Un repas en famille restreint

Comme l’an passé, les familles n’ont pas le droit de se rassembler à plus de 6  lors de l’« Iftar », le repas réalisé pour rompre le jeûne à la tombée de la nuit, le rappel Abdellah Assafiri, vice-président du Conseil Régional du Culte Musulman d’Auvergne (CRCM). Des restrictions qui, pour Samad Dounia, « diminuent les plaisirs du ramadan. » Il détaille : « D’habitude on fait des grands repas conviviaux où on invite les tantes, les oncles. Et on peut se retrouver à la mosquée. Ce soir nous seront seulement 5 à la maison. Mais l’importance c’est d’être ensemble » ajoute Samad Dounia. Yacine, 26 ans, venu acheter sa viande, n’a pas cette chance. Toute sa famille est en Algérie, et tous les soirs il rompra le jeûne seul : « D’habitude je rentre en Algérie pour passer le ramadan en famille, c’est l’occasion de se réunir, de faire la fête. Mais cette année c’était trop compliqué de voyager. Heureusement je suis occupé par mon travail, je les appellerai. » Une situation que comprend aussi Caroline 32 ans, qui est venue acheter du poulet halal pour préparer le repas de son mari pratiquant.

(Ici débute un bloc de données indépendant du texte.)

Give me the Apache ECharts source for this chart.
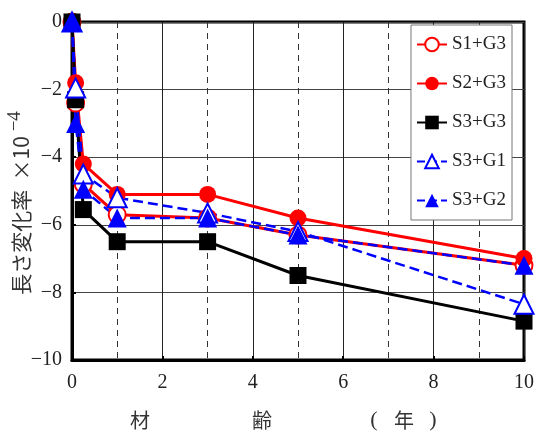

Habituellement, ils passent le ramadan en Algérie avec la famille de son conjoint, alors pour la jeune femme pas question de se laisser abattre : « Même si nous ne serons que deux, je lui prépare quand même un bon poulet aux olives, des brochettes de viande marinées avec des kesras (galettes) et de la chorba frik (soupe). Il faut s’adapter avec le contexte, on ira voir sa famille plus tard ! »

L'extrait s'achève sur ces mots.